> _Aim of the exercise_: Leave out all pictures and give back precisely the lines from the line with "Output the Python" to the line with "plt.rcParams['font.family'] = ['Liberation", including those two lines.

> _Extracted material_:
·····
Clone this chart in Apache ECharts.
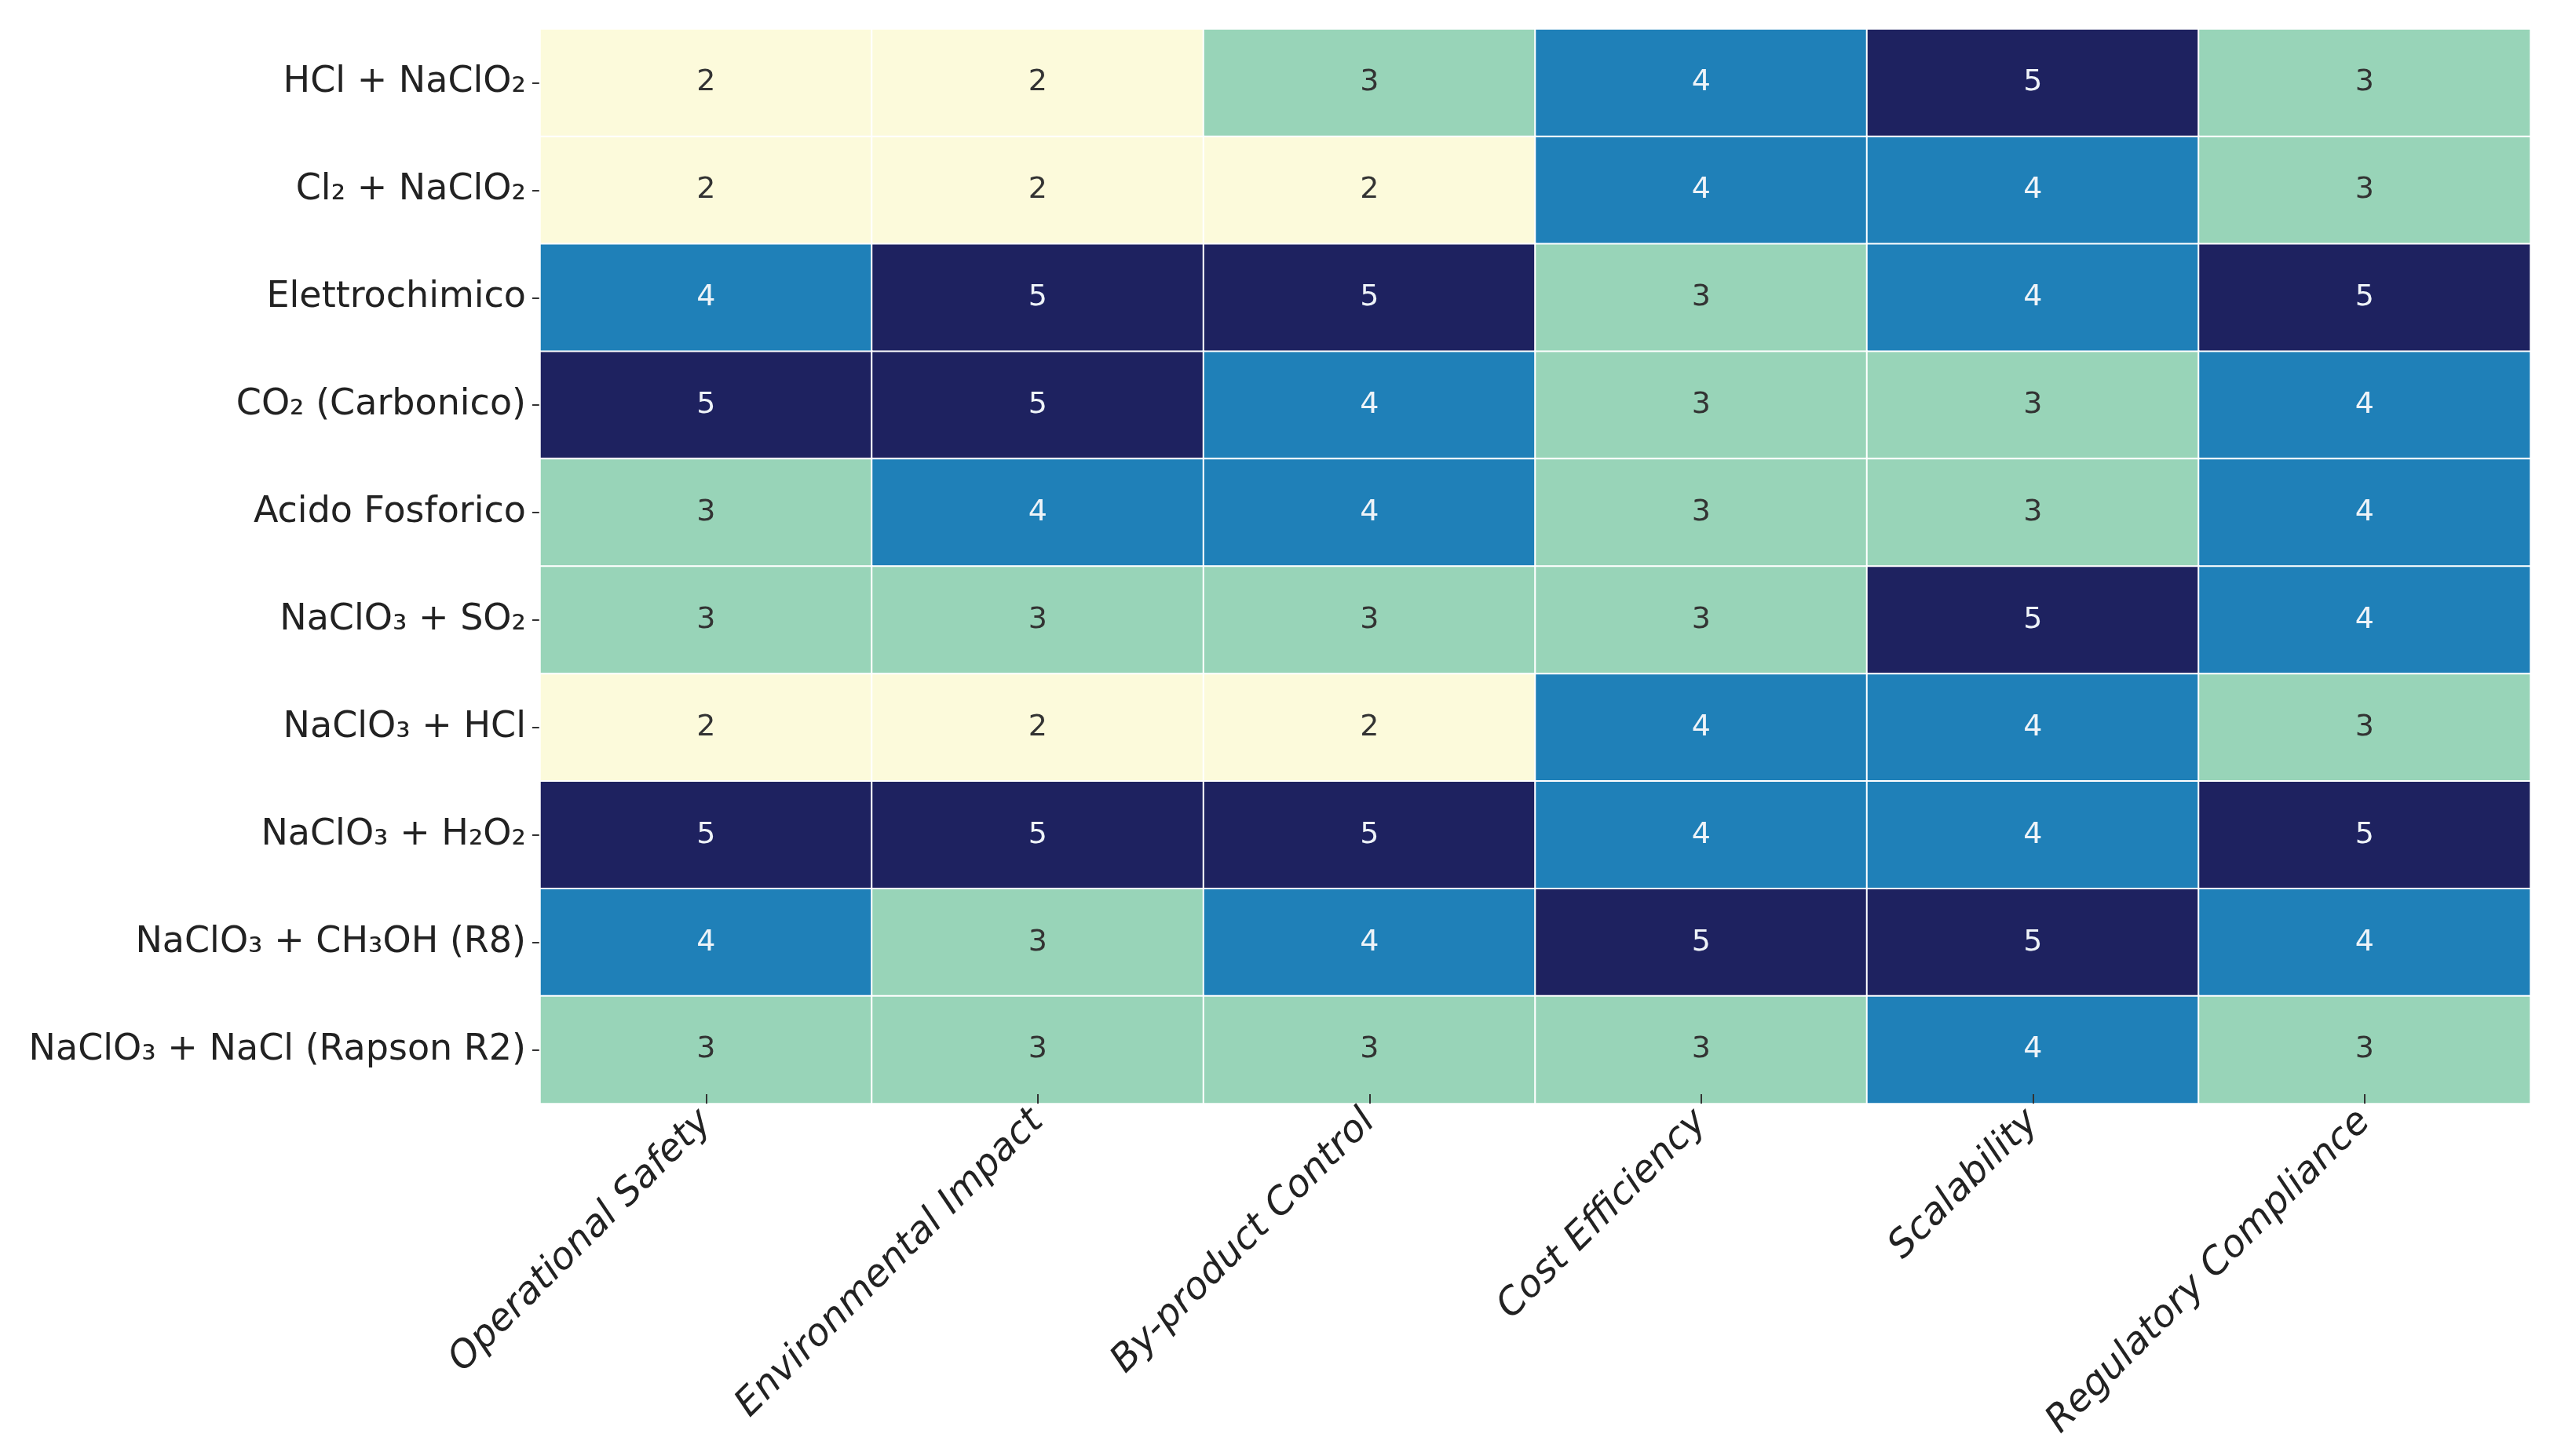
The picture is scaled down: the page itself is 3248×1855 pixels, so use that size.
<!DOCTYPE html>
<html>
<head>
<meta charset="utf-8">
<script src="https://cdn.jsdelivr.net/npm/echarts@6/dist/echarts.min.js"></script>
<style>
html,body{margin:0;padding:0;background:#fff;}
#chart{width:3248px;height:1855px;}
</style>
</head>
<body>
<div id="chart"></div>
<script>
const criteria = ['Operational Safety','Environmental Impact','By-product Control','Cost Efficiency','Scalability','Regulatory Compliance'];
const processes = ['HCl + NaClO₂','Cl₂ + NaClO₂','Elettrochimico','CO₂ (Carbonico)','Acido Fosforico','NaClO₃ + SO₂','NaClO₃ + HCl','NaClO₃ + H₂O₂','NaClO₃ + CH₃OH (R8)','NaClO₃ + NaCl (Rapson R2)'];
const scores = [
  [2,2,3,4,5,3],
  [2,2,2,4,4,3],
  [4,5,5,3,4,5],
  [5,5,4,3,3,4],
  [3,4,4,3,3,4],
  [3,3,3,3,5,4],
  [2,2,2,4,4,3],
  [5,5,5,4,4,5],
  [4,3,4,5,5,4],
  [3,3,3,3,4,3]
];
const levelColors = {2:'#FCFADB',3:'#98D4B8',4:'#1F80B8',5:'#1E2260'};
const textColors = {2:'#333333',3:'#333333',4:'#EEF3F8',5:'#EEF3F8'};

const data = [];
scores.forEach((row,r)=>row.forEach((v,c)=>{
  data.push({value:[c,r,v], itemStyle:{color:levelColors[v]}, label:{color:textColors[v]}});
}));

const chart = echarts.init(document.getElementById('chart'));
chart.setOption({
  backgroundColor:'#ffffff',
  animation:false,
  grid:{left:688,right:25,top:37,bottom:449,containLabel:false},
  xAxis:{
    type:'category', data:criteria, z:5,
    axisLine:{show:false},
    axisTick:{show:true,inside:true,alignWithLabel:true,length:12,lineStyle:{color:'#333',width:2}},
    axisLabel:{rotate:45,fontSize:48,fontFamily:'DejaVu Sans',fontStyle:'italic',color:'#222',margin:16},
    splitLine:{show:false}
  },
  yAxis:{
    type:'category', data:processes, inverse:true,
    axisLine:{show:false},
    axisTick:{show:true,alignWithLabel:true,length:10,lineStyle:{color:'#333',width:2}},
    axisLabel:{fontSize:46,fontFamily:'DejaVu Sans',color:'#222',margin:18},
    splitLine:{show:false}
  },
  series:[{
    type:'heatmap',
    data:data,
    itemStyle:{borderColor:'#ffffff',borderWidth:2},
    label:{show:true,fontSize:38,fontFamily:'DejaVu Sans',formatter:p=>String(p.value[2])},
    emphasis:{disabled:true}
  }]
});
</script>
</body>
</html>
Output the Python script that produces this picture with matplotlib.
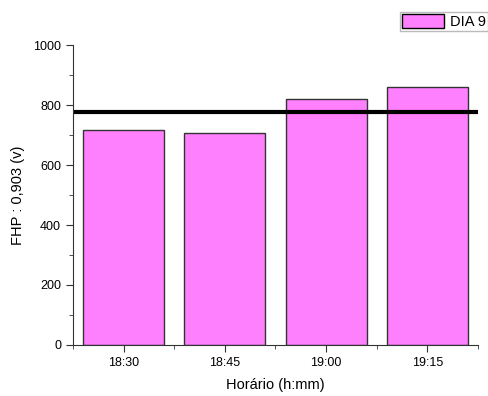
import matplotlib.pyplot as plt
from matplotlib.ticker import MultipleLocator
import numpy as np

plt.rcParams['font.family'] = ['Liberation Sans', 'DejaVu Sans']

horarios = ['18:30', '18:45', '19:00', '19:15']
fhp = [716, 707, 820, 860]
limite = 777

fig = plt.figure(figsize=(4.89, 3.96), dpi=100)
ax = fig.add_axes([0.149, 0.129, 0.8285, 0.757])

x = np.arange(len(horarios))
ax.bar(x, fhp, width=0.8, color='#FF80FF', edgecolor='#333333', linewidth=1, label='DIA 9')
ax.axhline(limite, color='black', lw=3)

ax.set_xlim(-0.5, 3.5)
ax.set_ylim(0, 1000)
ax.set_xticks(x)
ax.set_xticklabels(horarios)
ax.xaxis.set_minor_locator(MultipleLocator(1, offset=0.5))
ax.yaxis.set_major_locator(MultipleLocator(200))
ax.yaxis.set_minor_locator(MultipleLocator(100))
ax.tick_params(which='both', direction='out', labelsize=9, color='#333333')
ax.tick_params(which='major', length=5)
ax.tick_params(which='minor', length=3)
for s in ['top', 'right']:
    ax.spines[s].set_visible(False)
for s in ['left', 'bottom']:
    ax.spines[s].set_color('#333333')

ax.set_xlabel('Horário (h:mm)', fontsize=10.5, labelpad=7)
ax.set_ylabel('FHP : 0,903 (v)', fontsize=10.5, labelpad=6)

leg = fig.legend(loc='upper right', bbox_to_anchor=(0.998, 0.97), fontsize=10.5,
                 frameon=True, fancybox=False, edgecolor='#aaaaaa',
                 handlelength=2.9, handleheight=1.1, borderpad=0.15, handletextpad=0.4,
                 borderaxespad=0.0)
leg.get_patches()[0].set_edgecolor('black')

fig.savefig('out.png', dpi=100)
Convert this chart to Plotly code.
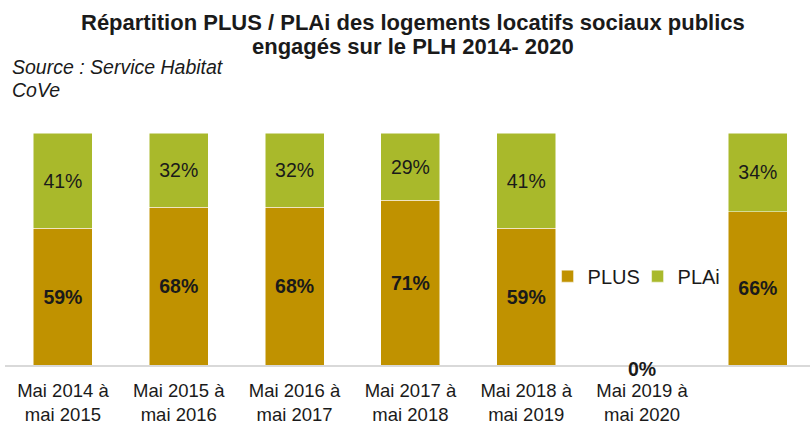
·····
> _Reply_:
Output the Python script that produces this picture with matplotlib.
import matplotlib.pyplot as plt
from matplotlib.ticker import MultipleLocator
import numpy as np

plt.rcParams['font.family'] = ['Liberation Sans', 'DejaVu Sans']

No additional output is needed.